Food Poisoning

Thanksgiving is here again, which means turkeys will be the main meal for many American households. It is important to handle your turkey or any other type of poultry very carefully. It may contain Salmonella, a bacteria that can cause food poisoning.

Symptoms
Usually symptoms are seen in 12–36 hours, but can appear within three hours. Vomiting, abdominal cramps, diarrhea, fever and headache are some common symptoms. Although anyone can be affected, the highest incidence of severe illness occurs in children under 5 and the elderly.

Treatment
Treatment of food poisoning is as simple as rest and plenty of fluids. If you are afflicted with food poisoning, time is your greatest ally. Fever can be treated with acetaminophen (TylenolTM) or ibuprofen (AdvilTM). Remember that aspirin should never be given to children. The main consideration in treatment is to make sure that young children do not get dehydrated; therefore, maintaing sufficient fluids is critical. In nearly all ill patients, an uneventful recovery can be expected.

Recovery
In the event of severe or prolonged symptoms a physician should be contacted. Either your primary care physician, or the emergency department. Any question relating to the symptoms or treatment of food poisoning may be directed to the Central Texas Poison Center at 800-222-1222.

Prevention
The best way to prevent food poisoning is to be careful in the preparation and storage of your holiday turkey and all other foods on the menu. One of the most common ways food can be contaminated is through cross contamination. Food or hands come in contact with raw meat and then come in contact with other food. The best way to prevent this is good hand washing and thoroughly washing of all the utensils used.

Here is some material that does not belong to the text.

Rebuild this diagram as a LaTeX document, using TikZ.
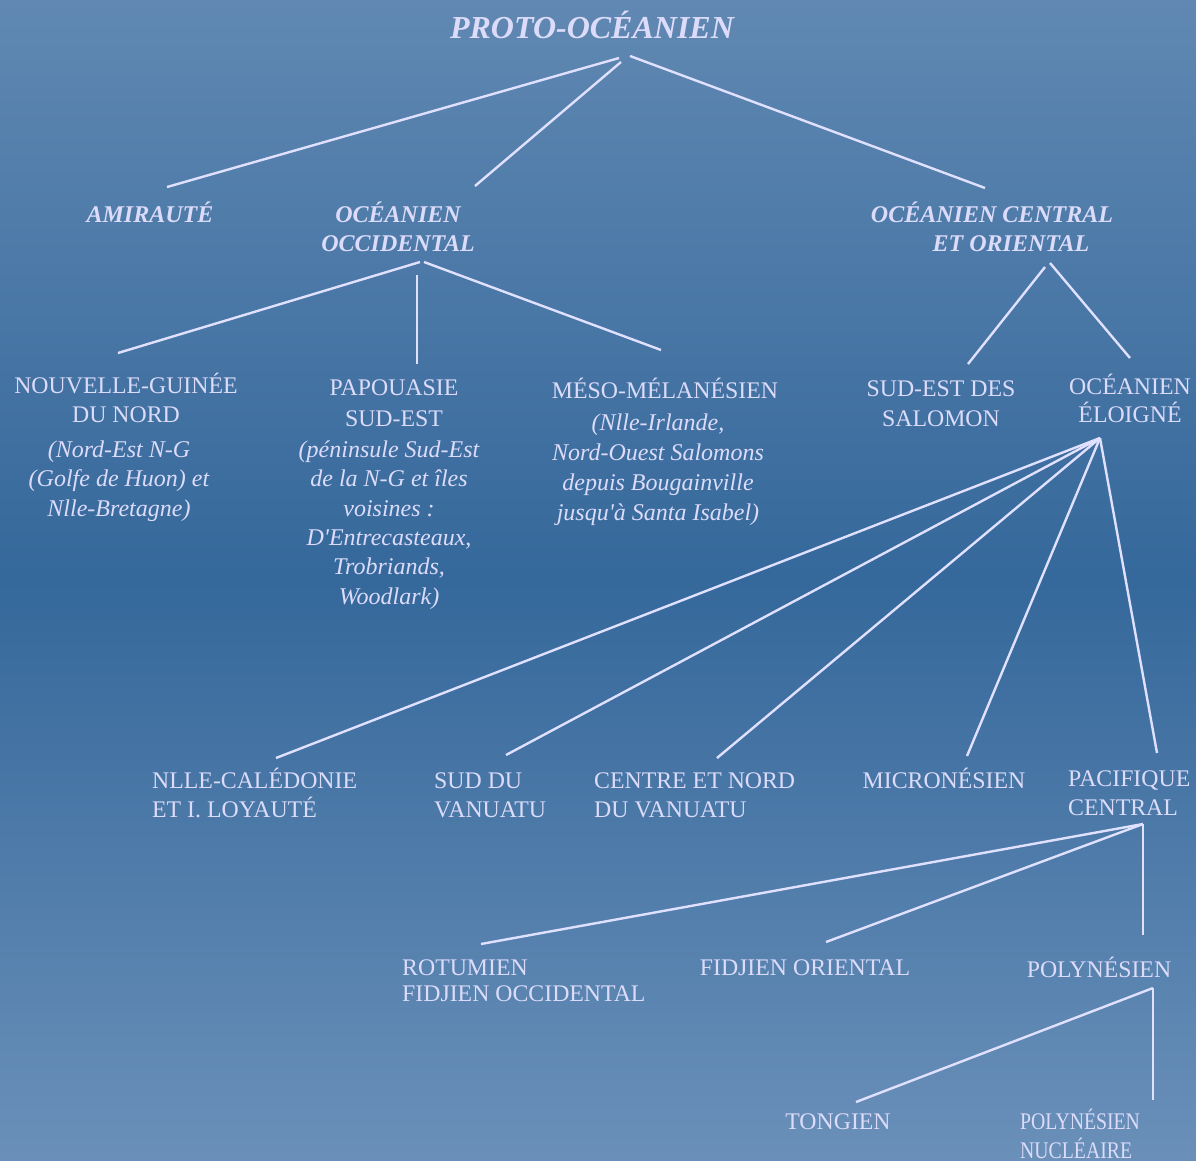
\documentclass[tikz,border=0pt]{standalone}
\usepackage{fontspec}
\setmainfont{Liberation Serif}
\definecolor{bgtop}{RGB}{96,136,178}
\definecolor{bgmid}{RGB}{53,104,155}
\definecolor{bgbot}{RGB}{106,144,185}
\definecolor{txt}{RGB}{220,220,250}
\definecolor{ln}{RGB}{224,224,255}
\begin{document}
\begin{tikzpicture}[x=1pt,y=-1pt,
  lab/.style={inner sep=0pt,text=txt,font=\fontsize{23.8}{29}\selectfont,anchor=base},
  labl/.style={lab,align=left,anchor=base west},
  labc/.style={lab,align=center},
  head/.style={lab,align=center,font=\fontsize{24}{29}\selectfont\bfseries\itshape},
  desc/.style={lab,align=center,font=\fontsize{24}{29.3}\selectfont\itshape},
  link/.style={draw=ln,line width=2.4pt}]
\useasboundingbox (0,0) rectangle (1196,1160);
\shade[top color=bgtop,bottom color=bgbot,middle color=bgmid] (0,0) rectangle (1196,1160);

% nodes (base anchor = baseline of the last line)
\node[head,font=\fontsize{32}{38}\selectfont\bfseries\itshape] (title) at (592,38.5) {PROTO-OCÉANIEN};
\node[head] (amir) at (150,222) {AMIRAUTÉ};
\node[head] (occ) at (398,251) {OCÉANIEN\\OCCIDENTAL};
\node[head] (cent) at (992,251) {OCÉANIEN CENTRAL\\\hspace*{38pt}ET ORIENTAL};

\node[labc] (ng) at (126,422) {NOUVELLE-GUINÉE\\DU NORD};
\node[desc] (ngd) at (119,516) {(Nord-Est N-G\\(Golfe de Huon) et\\Nlle-Bretagne)};
\node[labc] (pap) at (394,426) {PAPOUASIE\\[2pt]SUD-EST};
\node[desc] (papd) at (389,604) {(péninsule Sud-Est\\de la N-G et îles\\voisines :\\D\textquotesingle Entrecasteaux,\\Trobriands,\\Woodlark)};
\node[labc] (meso) at (665,398) {MÉSO-MÉLANÉSIEN};
\node[desc,font=\fontsize{24}{29.7}\selectfont\itshape] (mesod) at (658,520) {(Nlle-Irlande,\\Nord-Ouest Salomons\\depuis Bougainville\\jusqu\textquotesingle à Santa Isabel)};
\node[labc,font=\fontsize{23.8}{30}\selectfont] (sudest) at (941,426) {SUD-EST DES\\SALOMON};
\node[labc,font=\fontsize{23.8}{28}\selectfont] (eloi) at (1130,422) {OCÉANIEN\\ÉLOIGNÉ};

\node[labl] (ncal) at (152,817) {NLLE-CALÉDONIE\\ET I. LOYAUTÉ};
\node[labl] (sudvan) at (434,817) {SUD DU\\VANUATU};
\node[labl] (centre) at (594,817) {CENTRE ET NORD\\DU VANUATU};
\node[labc] (micro) at (944,788) {MICRONÉSIEN};
\node[labl] (paci) at (1068,815) {PACIFIQUE\\CENTRAL};

\node[labl,font=\fontsize{23.8}{26}\selectfont] (rotu) at (402,1001) {ROTUMIEN\\FIDJIEN OCCIDENTAL};
\node[labc] (fidor) at (805,975) {FIDJIEN ORIENTAL};
\node[labc] (poly) at (1099,977) {POLYNÉSIEN};
\node[labc] (tong) at (838,1129) {TONGIEN};
\node[labl,xscale=0.83] (polynuc) at (1020,1158) {POLYNÉSIEN\\NUCLÉAIRE};

% connector end points
\coordinate (tA) at (619,58);
\coordinate (tB) at (621,62);
\coordinate (tC) at (630,56);
\coordinate (amirT) at (167,187);
\coordinate (occT) at (475,186);
\coordinate (centT) at (985,188);
\coordinate (occA) at (420,262);
\coordinate (occB) at (417,275);
\coordinate (occC) at (424,262);
\coordinate (ngT) at (118,353);
\coordinate (papT) at (417,364);
\coordinate (mesoT) at (661,350);
\coordinate (centA) at (1045,267);
\coordinate (centB) at (1050,263);
\coordinate (sudestT) at (968,364);
\coordinate (eloiT) at (1130,358);
\coordinate (eloiA) at (1100,438);
\coordinate (ncalT) at (276,758);
\coordinate (sudvanT) at (506,755);
\coordinate (centreT) at (717,758);
\coordinate (microT) at (967,756);
\coordinate (paciT) at (1157,753);
\coordinate (paciA) at (1143,824);
\coordinate (rotuT) at (481,944);
\coordinate (fidorT) at (826,942);
\coordinate (polyT) at (1143,935);
\coordinate (polyA) at (1153,988);
\coordinate (tongT) at (856,1102);
\coordinate (polynucT) at (1153,1100);

% connectors
\draw[link] (tA) -- (amirT);
\draw[link] (tB) -- (occT);
\draw[link] (tC) -- (centT);
\draw[link] (occA) -- (ngT);
\draw[link] (occB) -- (papT);
\draw[link] (occC) -- (mesoT);
\draw[link] (centA) -- (sudestT);
\draw[link] (centB) -- (eloiT);
\draw[link] (eloiA) -- (ncalT);
\draw[link] (eloiA) -- (sudvanT);
\draw[link] (eloiA) -- (centreT);
\draw[link] (eloiA) -- (microT);
\draw[link] (eloiA) -- (paciT);
\draw[link] (paciA) -- (rotuT);
\draw[link] (paciA) -- (fidorT);
\draw[link] (paciA) -- (polyT);
\draw[link] (polyA) -- (tongT);
\draw[link] (polyA) -- (polynucT);
\end{tikzpicture}
\end{document}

Another important preventative measure is in the way the turkey is actually stored and prepared. It is important to store the turkey in the refrigerator or freezer as soon as possible after purchasing it. The next step is the thawing of the turkey. The safest way to thaw a turkey is in your refrigerator. That method will take anywhere from three to seven days. Cold water thawing will take approximately 5 – 15 hours. Smaller turkeys can be thawed in a microwave.

Never thaw the turkey on the counter. At room temperatures, a frozen turkey will thaw from the outside in. As the surface warms, bacteria can multiply to dangerously high levels.

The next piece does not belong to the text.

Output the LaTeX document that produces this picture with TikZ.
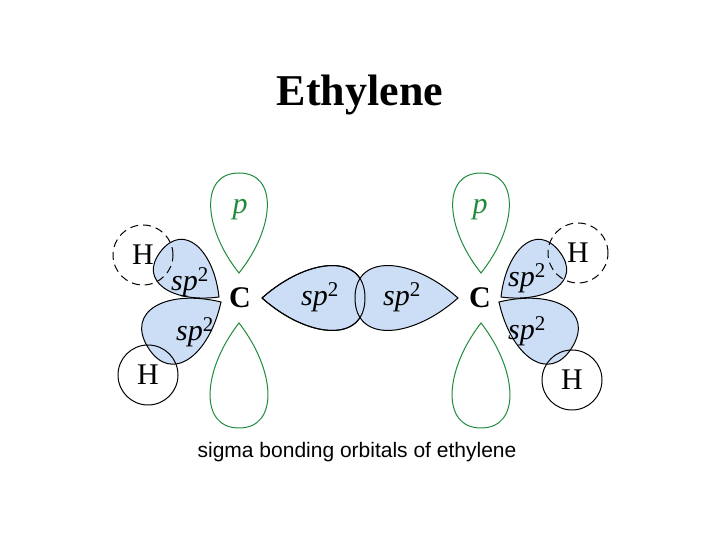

The actual cooking time varies depending on the size of the turkey. The best way to determine if the turkey is fully cooked is to use a meat thermometer. Poultry is completed cooking when the inserted thermometer reaches 185°F. Another method used is to insert a fork into the thigh or breast and check the juices that flow. If the juices are clear the turkey is done. If you plan to stuff your turkey, do it just prior to roasting. Extra cooking time is required for the stuffing to reach the appropriate temperature of 165°F.

The final step to prevent food poisoning from your holiday meal is proper storage of leftovers. No food should be left out greater than two hours. Remove the stuffing from the turkey and refrigerate or freeze each separately. Never keep leftovers longer than four days.Throw them out at any time, if they look or smell bad. Also, when reheating leftovers make sure they are heated completely to 165°F.

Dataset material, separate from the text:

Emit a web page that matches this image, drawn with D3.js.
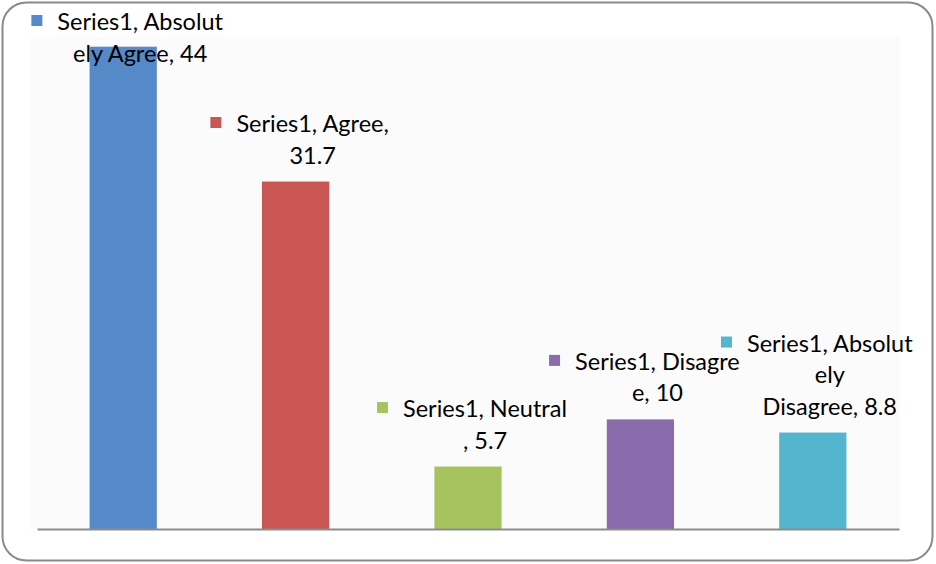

Decreasing the Risk of Food poisoning
Following are a few simple tips that will help decrease your family's risk of food poisoning this holiday season. If you have any further questions please call the Poison Center at 800-222-1222.

  • Thaw your turkey in the refrigerator, allowing one to three days for complete thawing. If time isn't allowed, immerse the bird in a watertight wrapper in cold water, continue adding ice to avoid turkey reaching room temperature.
  • Wash hands in hot soapy water before preparing your food and after using the bathroom, changing diapers and handling pets. People with open cuts, sores, boils, vomiting or diarrhea should not handle food. Thaw food in the refrigerator, not on the counter. Bacteria can grow in the outer layers of the food before the inside thaws. Always marinate food in the refrigerator.
  • Wash cutting boards and utensils in hot soapy water after use. Use plastic cutting boards rather than wooden ones where bacteria can hide in grooves.
  • Stuff the turkey just prior to roasting. Remove liver and gizzards.
  • The safest method to determine when the turkey is cooked is to place a meat thermometer inside the thigh muscle (or thickest part of the breast). It should read 180°F–185°F for normal turkeys.
  • "Keep it Safe, Refrigerate." To reduce the growth of bacteria, the refrigerator should run at 40°F, the freezer at 0°F. (If you don't have a thermometer, keep your refrigerator as cold as possible without freezing your milk or lettuce.)
  • "When in doubt, throw it out."  Refrigerate turkey, gravy and stuffing within two hours after your meal. Room temperature isn't sufficient. Store foods in tightly sealed containers but don't pack your refrigerator so tight that air cannot circulate around the food properly.